## begin

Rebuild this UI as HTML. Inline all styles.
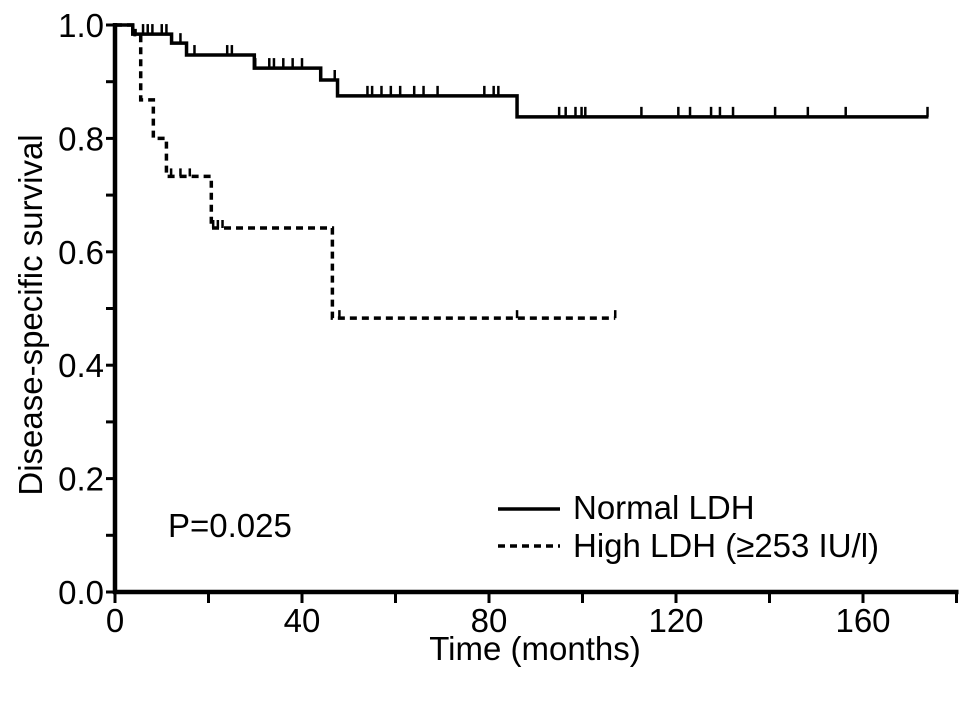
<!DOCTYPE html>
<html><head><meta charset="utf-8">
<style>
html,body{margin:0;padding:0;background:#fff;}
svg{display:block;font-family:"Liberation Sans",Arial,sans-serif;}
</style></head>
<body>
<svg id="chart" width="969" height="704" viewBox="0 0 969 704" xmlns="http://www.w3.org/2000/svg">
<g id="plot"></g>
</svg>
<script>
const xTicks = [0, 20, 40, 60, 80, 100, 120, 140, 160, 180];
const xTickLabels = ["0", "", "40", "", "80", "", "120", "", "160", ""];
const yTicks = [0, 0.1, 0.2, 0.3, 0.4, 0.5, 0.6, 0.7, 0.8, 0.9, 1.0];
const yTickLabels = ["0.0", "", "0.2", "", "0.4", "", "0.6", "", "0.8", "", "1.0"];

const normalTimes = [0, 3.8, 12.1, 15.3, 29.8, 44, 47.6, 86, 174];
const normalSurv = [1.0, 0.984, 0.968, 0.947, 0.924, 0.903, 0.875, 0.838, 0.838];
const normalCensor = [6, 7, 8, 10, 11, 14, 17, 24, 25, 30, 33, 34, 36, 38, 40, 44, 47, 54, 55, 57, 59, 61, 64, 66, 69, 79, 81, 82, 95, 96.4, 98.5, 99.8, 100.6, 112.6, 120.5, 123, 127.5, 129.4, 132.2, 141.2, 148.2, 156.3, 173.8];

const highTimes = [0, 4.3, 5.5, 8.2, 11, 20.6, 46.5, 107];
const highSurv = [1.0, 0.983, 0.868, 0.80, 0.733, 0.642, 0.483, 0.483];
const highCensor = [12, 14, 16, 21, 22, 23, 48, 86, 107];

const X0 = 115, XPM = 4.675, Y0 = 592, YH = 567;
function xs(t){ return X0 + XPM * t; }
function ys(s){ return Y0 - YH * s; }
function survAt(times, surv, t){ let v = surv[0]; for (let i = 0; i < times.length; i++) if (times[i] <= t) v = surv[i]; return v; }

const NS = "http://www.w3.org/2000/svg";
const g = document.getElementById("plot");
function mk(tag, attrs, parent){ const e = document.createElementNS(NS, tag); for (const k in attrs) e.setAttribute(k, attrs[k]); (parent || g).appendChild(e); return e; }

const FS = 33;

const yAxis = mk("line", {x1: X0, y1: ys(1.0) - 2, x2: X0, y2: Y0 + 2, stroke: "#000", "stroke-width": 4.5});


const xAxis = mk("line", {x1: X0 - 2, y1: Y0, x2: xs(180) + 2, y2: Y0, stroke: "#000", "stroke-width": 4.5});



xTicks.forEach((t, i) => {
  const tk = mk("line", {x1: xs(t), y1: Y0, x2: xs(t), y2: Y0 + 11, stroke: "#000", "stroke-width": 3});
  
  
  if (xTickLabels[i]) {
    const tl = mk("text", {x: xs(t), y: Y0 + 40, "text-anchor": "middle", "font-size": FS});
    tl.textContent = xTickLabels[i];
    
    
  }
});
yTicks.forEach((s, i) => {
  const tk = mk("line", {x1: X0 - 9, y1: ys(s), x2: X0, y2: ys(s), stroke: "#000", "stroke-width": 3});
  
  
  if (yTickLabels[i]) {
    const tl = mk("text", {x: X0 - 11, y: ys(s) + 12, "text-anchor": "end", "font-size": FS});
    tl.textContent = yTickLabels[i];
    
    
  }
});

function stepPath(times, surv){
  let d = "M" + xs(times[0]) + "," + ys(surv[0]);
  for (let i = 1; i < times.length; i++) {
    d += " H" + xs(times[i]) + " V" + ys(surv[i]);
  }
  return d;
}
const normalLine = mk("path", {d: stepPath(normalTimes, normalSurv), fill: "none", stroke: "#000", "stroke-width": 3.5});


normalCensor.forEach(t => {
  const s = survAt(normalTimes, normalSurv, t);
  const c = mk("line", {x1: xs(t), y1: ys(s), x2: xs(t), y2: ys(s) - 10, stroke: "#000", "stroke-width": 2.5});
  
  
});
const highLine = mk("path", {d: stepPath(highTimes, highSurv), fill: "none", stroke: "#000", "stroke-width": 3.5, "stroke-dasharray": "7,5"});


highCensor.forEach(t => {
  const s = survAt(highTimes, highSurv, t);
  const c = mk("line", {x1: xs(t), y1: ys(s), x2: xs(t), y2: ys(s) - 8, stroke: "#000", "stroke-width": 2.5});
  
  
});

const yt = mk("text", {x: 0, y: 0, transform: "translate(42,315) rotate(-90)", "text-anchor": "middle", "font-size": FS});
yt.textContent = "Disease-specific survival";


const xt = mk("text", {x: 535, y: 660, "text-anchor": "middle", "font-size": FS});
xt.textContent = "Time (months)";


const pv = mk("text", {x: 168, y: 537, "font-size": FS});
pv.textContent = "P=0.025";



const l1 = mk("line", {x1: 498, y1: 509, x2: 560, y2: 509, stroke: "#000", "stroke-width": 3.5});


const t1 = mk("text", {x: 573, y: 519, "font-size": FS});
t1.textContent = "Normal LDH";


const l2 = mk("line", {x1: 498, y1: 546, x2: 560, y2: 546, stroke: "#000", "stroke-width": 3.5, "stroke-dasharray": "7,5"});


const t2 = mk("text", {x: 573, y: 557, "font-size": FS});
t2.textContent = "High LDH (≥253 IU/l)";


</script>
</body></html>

## end

**STATED EXERCISE**
Reproduce the material above in full and without alteration, but skip all pictures.

**ANSWER FOR THIS EXERCISE**
Rebuild this UI as HTML. Inline all styles.
<!DOCTYPE html>
<html><head><meta charset="utf-8">
<style>
html,body{margin:0;padding:0;background:#fff;}
svg{display:block;font-family:"Liberation Sans",Arial,sans-serif;}
</style></head>
<body>
<svg id="chart" width="969" height="704" viewBox="0 0 969 704" xmlns="http://www.w3.org/2000/svg">
<g id="plot"></g>
</svg>
<script>
const xTicks = [0, 20, 40, 60, 80, 100, 120, 140, 160, 180];
const xTickLabels = ["0", "", "40", "", "80", "", "120", "", "160", ""];
const yTicks = [0, 0.1, 0.2, 0.3, 0.4, 0.5, 0.6, 0.7, 0.8, 0.9, 1.0];
const yTickLabels = ["0.0", "", "0.2", "", "0.4", "", "0.6", "", "0.8", "", "1.0"];

const normalTimes = [0, 3.8, 12.1, 15.3, 29.8, 44, 47.6, 86, 174];
const normalSurv = [1.0, 0.984, 0.968, 0.947, 0.924, 0.903, 0.875, 0.838, 0.838];
const normalCensor = [6, 7, 8, 10, 11, 14, 17, 24, 25, 30, 33, 34, 36, 38, 40, 44, 47, 54, 55, 57, 59, 61, 64, 66, 69, 79, 81, 82, 95, 96.4, 98.5, 99.8, 100.6, 112.6, 120.5, 123, 127.5, 129.4, 132.2, 141.2, 148.2, 156.3, 173.8];

const highTimes = [0, 4.3, 5.5, 8.2, 11, 20.6, 46.5, 107];
const highSurv = [1.0, 0.983, 0.868, 0.80, 0.733, 0.642, 0.483, 0.483];
const highCensor = [12, 14, 16, 21, 22, 23, 48, 86, 107];

const X0 = 115, XPM = 4.675, Y0 = 592, YH = 567;
function xs(t){ return X0 + XPM * t; }
function ys(s){ return Y0 - YH * s; }
function survAt(times, surv, t){ let v = surv[0]; for (let i = 0; i < times.length; i++) if (times[i] <= t) v = surv[i]; return v; }

const NS = "http://www.w3.org/2000/svg";
const g = document.getElementById("plot");
function mk(tag, attrs, parent){ const e = document.createElementNS(NS, tag); for (const k in attrs) e.setAttribute(k, attrs[k]); (parent || g).appendChild(e); return e; }

const FS = 33;

const yAxis = mk("line", {x1: X0, y1: ys(1.0) - 2, x2: X0, y2: Y0 + 2, stroke: "#000", "stroke-width": 4.5});


const xAxis = mk("line", {x1: X0 - 2, y1: Y0, x2: xs(180) + 2, y2: Y0, stroke: "#000", "stroke-width": 4.5});



xTicks.forEach((t, i) => {
  const tk = mk("line", {x1: xs(t), y1: Y0, x2: xs(t), y2: Y0 + 11, stroke: "#000", "stroke-width": 3});
  
  
  if (xTickLabels[i]) {
    const tl = mk("text", {x: xs(t), y: Y0 + 40, "text-anchor": "middle", "font-size": FS});
    tl.textContent = xTickLabels[i];
    
    
  }
});
yTicks.forEach((s, i) => {
  const tk = mk("line", {x1: X0 - 9, y1: ys(s), x2: X0, y2: ys(s), stroke: "#000", "stroke-width": 3});
  
  
  if (yTickLabels[i]) {
    const tl = mk("text", {x: X0 - 11, y: ys(s) + 12, "text-anchor": "end", "font-size": FS});
    tl.textContent = yTickLabels[i];
    
    
  }
});

function stepPath(times, surv){
  let d = "M" + xs(times[0]) + "," + ys(surv[0]);
  for (let i = 1; i < times.length; i++) {
    d += " H" + xs(times[i]) + " V" + ys(surv[i]);
  }
  return d;
}
const normalLine = mk("path", {d: stepPath(normalTimes, normalSurv), fill: "none", stroke: "#000", "stroke-width": 3.5});


normalCensor.forEach(t => {
  const s = survAt(normalTimes, normalSurv, t);
  const c = mk("line", {x1: xs(t), y1: ys(s), x2: xs(t), y2: ys(s) - 10, stroke: "#000", "stroke-width": 2.5});
  
  
});
const highLine = mk("path", {d: stepPath(highTimes, highSurv), fill: "none", stroke: "#000", "stroke-width": 3.5, "stroke-dasharray": "7,5"});


highCensor.forEach(t => {
  const s = survAt(highTimes, highSurv, t);
  const c = mk("line", {x1: xs(t), y1: ys(s), x2: xs(t), y2: ys(s) - 8, stroke: "#000", "stroke-width": 2.5});
  
  
});

const yt = mk("text", {x: 0, y: 0, transform: "translate(42,315) rotate(-90)", "text-anchor": "middle", "font-size": FS});
yt.textContent = "Disease-specific survival";


const xt = mk("text", {x: 535, y: 660, "text-anchor": "middle", "font-size": FS});
xt.textContent = "Time (months)";


const pv = mk("text", {x: 168, y: 537, "font-size": FS});
pv.textContent = "P=0.025";



const l1 = mk("line", {x1: 498, y1: 509, x2: 560, y2: 509, stroke: "#000", "stroke-width": 3.5});


const t1 = mk("text", {x: 573, y: 519, "font-size": FS});
t1.textContent = "Normal LDH";


const l2 = mk("line", {x1: 498, y1: 546, x2: 560, y2: 546, stroke: "#000", "stroke-width": 3.5, "stroke-dasharray": "7,5"});


const t2 = mk("text", {x: 573, y: 557, "font-size": FS});
t2.textContent = "High LDH (≥253 IU/l)";


</script>
</body></html>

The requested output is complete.